### Data section ###

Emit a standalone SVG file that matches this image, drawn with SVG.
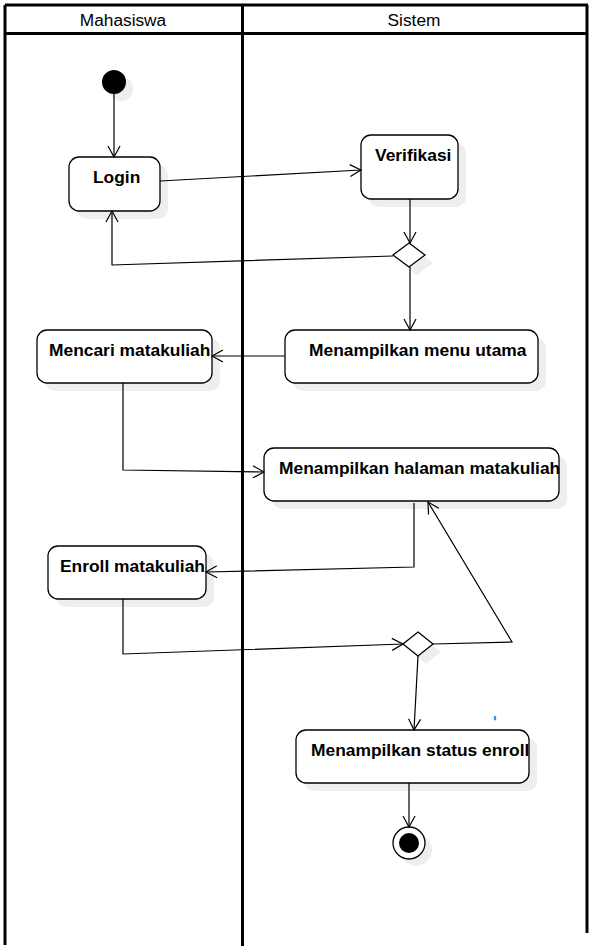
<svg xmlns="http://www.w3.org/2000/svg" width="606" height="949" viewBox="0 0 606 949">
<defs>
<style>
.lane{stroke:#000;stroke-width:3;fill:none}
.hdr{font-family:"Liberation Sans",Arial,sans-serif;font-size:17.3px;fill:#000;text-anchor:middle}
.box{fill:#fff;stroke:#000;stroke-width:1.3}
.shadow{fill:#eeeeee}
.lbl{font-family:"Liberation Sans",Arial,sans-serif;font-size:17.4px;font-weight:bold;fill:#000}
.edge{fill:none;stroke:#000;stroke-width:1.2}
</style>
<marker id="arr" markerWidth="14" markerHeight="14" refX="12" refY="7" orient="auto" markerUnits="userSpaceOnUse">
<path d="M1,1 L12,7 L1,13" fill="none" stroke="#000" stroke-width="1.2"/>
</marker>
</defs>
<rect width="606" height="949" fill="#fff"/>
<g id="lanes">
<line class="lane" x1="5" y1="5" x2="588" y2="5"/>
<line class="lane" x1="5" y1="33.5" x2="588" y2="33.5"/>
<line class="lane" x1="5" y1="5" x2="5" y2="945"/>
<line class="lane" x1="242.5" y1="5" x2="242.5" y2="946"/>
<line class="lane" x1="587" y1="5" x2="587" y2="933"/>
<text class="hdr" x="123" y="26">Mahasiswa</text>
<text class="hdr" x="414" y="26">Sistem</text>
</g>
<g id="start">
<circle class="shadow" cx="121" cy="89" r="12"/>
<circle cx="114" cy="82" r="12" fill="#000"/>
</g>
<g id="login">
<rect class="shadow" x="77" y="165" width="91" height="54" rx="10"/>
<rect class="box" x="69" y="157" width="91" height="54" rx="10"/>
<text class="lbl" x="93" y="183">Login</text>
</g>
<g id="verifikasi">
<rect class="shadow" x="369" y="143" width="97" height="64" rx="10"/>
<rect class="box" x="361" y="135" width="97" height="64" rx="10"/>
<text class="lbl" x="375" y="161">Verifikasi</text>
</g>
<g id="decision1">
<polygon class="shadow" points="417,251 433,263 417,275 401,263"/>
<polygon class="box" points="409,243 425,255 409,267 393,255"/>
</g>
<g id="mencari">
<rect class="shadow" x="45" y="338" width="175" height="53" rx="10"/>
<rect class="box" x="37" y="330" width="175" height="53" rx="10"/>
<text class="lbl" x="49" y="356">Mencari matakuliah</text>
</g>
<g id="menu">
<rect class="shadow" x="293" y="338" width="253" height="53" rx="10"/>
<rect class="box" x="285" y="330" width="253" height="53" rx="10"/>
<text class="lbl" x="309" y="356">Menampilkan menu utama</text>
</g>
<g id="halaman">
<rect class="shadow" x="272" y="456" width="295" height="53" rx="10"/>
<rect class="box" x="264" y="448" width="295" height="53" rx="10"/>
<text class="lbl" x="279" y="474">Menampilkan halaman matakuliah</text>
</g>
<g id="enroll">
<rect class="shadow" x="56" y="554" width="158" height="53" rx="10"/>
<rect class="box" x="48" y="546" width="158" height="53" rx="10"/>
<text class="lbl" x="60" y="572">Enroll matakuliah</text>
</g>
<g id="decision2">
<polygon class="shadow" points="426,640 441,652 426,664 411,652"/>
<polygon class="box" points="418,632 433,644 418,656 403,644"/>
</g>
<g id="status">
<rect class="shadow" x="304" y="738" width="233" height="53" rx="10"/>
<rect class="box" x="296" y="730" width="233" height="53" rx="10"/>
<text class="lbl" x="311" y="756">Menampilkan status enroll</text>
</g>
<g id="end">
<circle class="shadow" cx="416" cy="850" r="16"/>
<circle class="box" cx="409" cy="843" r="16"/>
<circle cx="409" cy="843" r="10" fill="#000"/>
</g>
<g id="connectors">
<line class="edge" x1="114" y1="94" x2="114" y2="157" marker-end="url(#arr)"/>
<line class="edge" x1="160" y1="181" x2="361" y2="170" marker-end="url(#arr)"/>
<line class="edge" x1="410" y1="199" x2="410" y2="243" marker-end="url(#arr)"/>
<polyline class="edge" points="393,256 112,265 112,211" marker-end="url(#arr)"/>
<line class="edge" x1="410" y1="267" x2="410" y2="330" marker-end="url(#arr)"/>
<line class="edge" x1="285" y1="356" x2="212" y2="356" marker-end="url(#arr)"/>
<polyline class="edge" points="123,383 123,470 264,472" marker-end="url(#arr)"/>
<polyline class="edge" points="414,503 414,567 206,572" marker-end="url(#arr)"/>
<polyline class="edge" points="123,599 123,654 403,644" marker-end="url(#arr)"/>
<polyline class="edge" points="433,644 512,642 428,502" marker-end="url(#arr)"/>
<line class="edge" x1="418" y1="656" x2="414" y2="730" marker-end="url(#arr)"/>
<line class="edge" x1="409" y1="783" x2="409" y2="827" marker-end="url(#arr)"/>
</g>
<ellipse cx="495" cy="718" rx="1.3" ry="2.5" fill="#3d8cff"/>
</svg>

###

Drop the images and repeat the data exactly.

Emit a standalone SVG file that matches this image, drawn with SVG.
<svg xmlns="http://www.w3.org/2000/svg" width="606" height="949" viewBox="0 0 606 949">
<defs>
<style>
.lane{stroke:#000;stroke-width:3;fill:none}
.hdr{font-family:"Liberation Sans",Arial,sans-serif;font-size:17.3px;fill:#000;text-anchor:middle}
.box{fill:#fff;stroke:#000;stroke-width:1.3}
.shadow{fill:#eeeeee}
.lbl{font-family:"Liberation Sans",Arial,sans-serif;font-size:17.4px;font-weight:bold;fill:#000}
.edge{fill:none;stroke:#000;stroke-width:1.2}
</style>
<marker id="arr" markerWidth="14" markerHeight="14" refX="12" refY="7" orient="auto" markerUnits="userSpaceOnUse">
<path d="M1,1 L12,7 L1,13" fill="none" stroke="#000" stroke-width="1.2"/>
</marker>
</defs>
<rect width="606" height="949" fill="#fff"/>
<g id="lanes">
<line class="lane" x1="5" y1="5" x2="588" y2="5"/>
<line class="lane" x1="5" y1="33.5" x2="588" y2="33.5"/>
<line class="lane" x1="5" y1="5" x2="5" y2="945"/>
<line class="lane" x1="242.5" y1="5" x2="242.5" y2="946"/>
<line class="lane" x1="587" y1="5" x2="587" y2="933"/>
<text class="hdr" x="123" y="26">Mahasiswa</text>
<text class="hdr" x="414" y="26">Sistem</text>
</g>
<g id="start">
<circle class="shadow" cx="121" cy="89" r="12"/>
<circle cx="114" cy="82" r="12" fill="#000"/>
</g>
<g id="login">
<rect class="shadow" x="77" y="165" width="91" height="54" rx="10"/>
<rect class="box" x="69" y="157" width="91" height="54" rx="10"/>
<text class="lbl" x="93" y="183">Login</text>
</g>
<g id="verifikasi">
<rect class="shadow" x="369" y="143" width="97" height="64" rx="10"/>
<rect class="box" x="361" y="135" width="97" height="64" rx="10"/>
<text class="lbl" x="375" y="161">Verifikasi</text>
</g>
<g id="decision1">
<polygon class="shadow" points="417,251 433,263 417,275 401,263"/>
<polygon class="box" points="409,243 425,255 409,267 393,255"/>
</g>
<g id="mencari">
<rect class="shadow" x="45" y="338" width="175" height="53" rx="10"/>
<rect class="box" x="37" y="330" width="175" height="53" rx="10"/>
<text class="lbl" x="49" y="356">Mencari matakuliah</text>
</g>
<g id="menu">
<rect class="shadow" x="293" y="338" width="253" height="53" rx="10"/>
<rect class="box" x="285" y="330" width="253" height="53" rx="10"/>
<text class="lbl" x="309" y="356">Menampilkan menu utama</text>
</g>
<g id="halaman">
<rect class="shadow" x="272" y="456" width="295" height="53" rx="10"/>
<rect class="box" x="264" y="448" width="295" height="53" rx="10"/>
<text class="lbl" x="279" y="474">Menampilkan halaman matakuliah</text>
</g>
<g id="enroll">
<rect class="shadow" x="56" y="554" width="158" height="53" rx="10"/>
<rect class="box" x="48" y="546" width="158" height="53" rx="10"/>
<text class="lbl" x="60" y="572">Enroll matakuliah</text>
</g>
<g id="decision2">
<polygon class="shadow" points="426,640 441,652 426,664 411,652"/>
<polygon class="box" points="418,632 433,644 418,656 403,644"/>
</g>
<g id="status">
<rect class="shadow" x="304" y="738" width="233" height="53" rx="10"/>
<rect class="box" x="296" y="730" width="233" height="53" rx="10"/>
<text class="lbl" x="311" y="756">Menampilkan status enroll</text>
</g>
<g id="end">
<circle class="shadow" cx="416" cy="850" r="16"/>
<circle class="box" cx="409" cy="843" r="16"/>
<circle cx="409" cy="843" r="10" fill="#000"/>
</g>
<g id="connectors">
<line class="edge" x1="114" y1="94" x2="114" y2="157" marker-end="url(#arr)"/>
<line class="edge" x1="160" y1="181" x2="361" y2="170" marker-end="url(#arr)"/>
<line class="edge" x1="410" y1="199" x2="410" y2="243" marker-end="url(#arr)"/>
<polyline class="edge" points="393,256 112,265 112,211" marker-end="url(#arr)"/>
<line class="edge" x1="410" y1="267" x2="410" y2="330" marker-end="url(#arr)"/>
<line class="edge" x1="285" y1="356" x2="212" y2="356" marker-end="url(#arr)"/>
<polyline class="edge" points="123,383 123,470 264,472" marker-end="url(#arr)"/>
<polyline class="edge" points="414,503 414,567 206,572" marker-end="url(#arr)"/>
<polyline class="edge" points="123,599 123,654 403,644" marker-end="url(#arr)"/>
<polyline class="edge" points="433,644 512,642 428,502" marker-end="url(#arr)"/>
<line class="edge" x1="418" y1="656" x2="414" y2="730" marker-end="url(#arr)"/>
<line class="edge" x1="409" y1="783" x2="409" y2="827" marker-end="url(#arr)"/>
</g>
<ellipse cx="495" cy="718" rx="1.3" ry="2.5" fill="#3d8cff"/>
</svg>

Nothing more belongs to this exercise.